◆ Instructions to follow
From the listing below, pull out all lines with "that" in them.

◆ Excerpted data
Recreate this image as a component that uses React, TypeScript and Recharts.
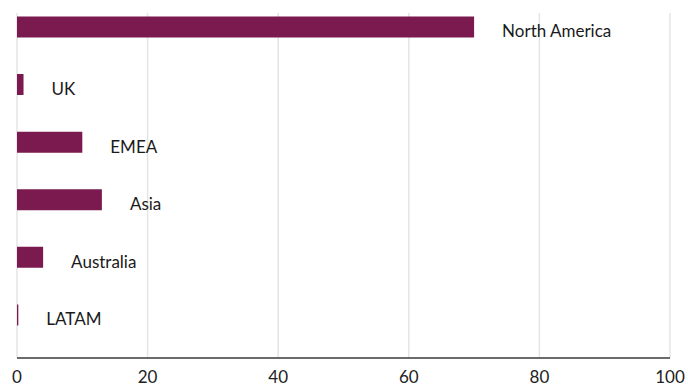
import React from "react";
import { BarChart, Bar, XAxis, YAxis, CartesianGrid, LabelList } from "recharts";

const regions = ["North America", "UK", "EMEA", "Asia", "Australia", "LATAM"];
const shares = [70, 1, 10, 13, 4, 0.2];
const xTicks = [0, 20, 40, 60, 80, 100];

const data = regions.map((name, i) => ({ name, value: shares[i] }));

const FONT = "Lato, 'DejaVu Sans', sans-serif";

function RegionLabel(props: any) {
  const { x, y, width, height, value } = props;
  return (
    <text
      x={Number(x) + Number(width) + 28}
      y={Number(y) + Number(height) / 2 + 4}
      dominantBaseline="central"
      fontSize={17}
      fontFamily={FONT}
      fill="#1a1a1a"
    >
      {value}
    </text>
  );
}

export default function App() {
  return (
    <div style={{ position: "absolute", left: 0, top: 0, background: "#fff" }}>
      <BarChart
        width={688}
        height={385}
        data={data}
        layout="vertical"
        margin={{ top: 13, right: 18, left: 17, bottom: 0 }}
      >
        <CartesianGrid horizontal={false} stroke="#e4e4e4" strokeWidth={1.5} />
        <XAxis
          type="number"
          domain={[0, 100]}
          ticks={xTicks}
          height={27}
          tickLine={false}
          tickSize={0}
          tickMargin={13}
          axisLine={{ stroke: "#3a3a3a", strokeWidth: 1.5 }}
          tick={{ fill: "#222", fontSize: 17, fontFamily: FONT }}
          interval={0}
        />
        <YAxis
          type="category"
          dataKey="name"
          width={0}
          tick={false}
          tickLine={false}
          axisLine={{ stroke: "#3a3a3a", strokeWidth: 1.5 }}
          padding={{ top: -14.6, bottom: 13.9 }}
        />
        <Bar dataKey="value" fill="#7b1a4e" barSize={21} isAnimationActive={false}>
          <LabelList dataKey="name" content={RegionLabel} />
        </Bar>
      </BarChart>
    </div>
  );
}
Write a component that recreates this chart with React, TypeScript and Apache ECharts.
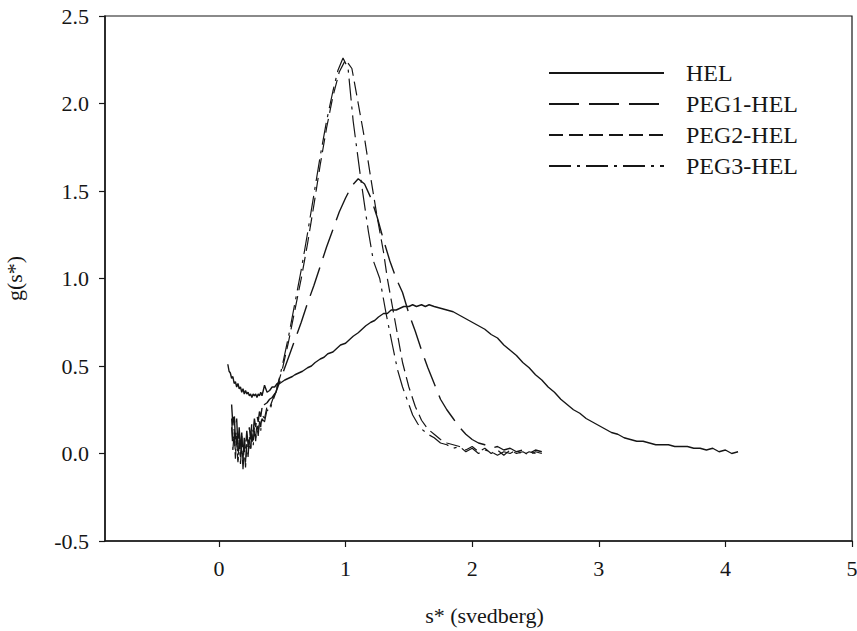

◆ Output of the exercise
Recreate this image as a component that uses React, TypeScript and Recharts.
Write a component that recreates this chart with React, TypeScript and Apache ECharts.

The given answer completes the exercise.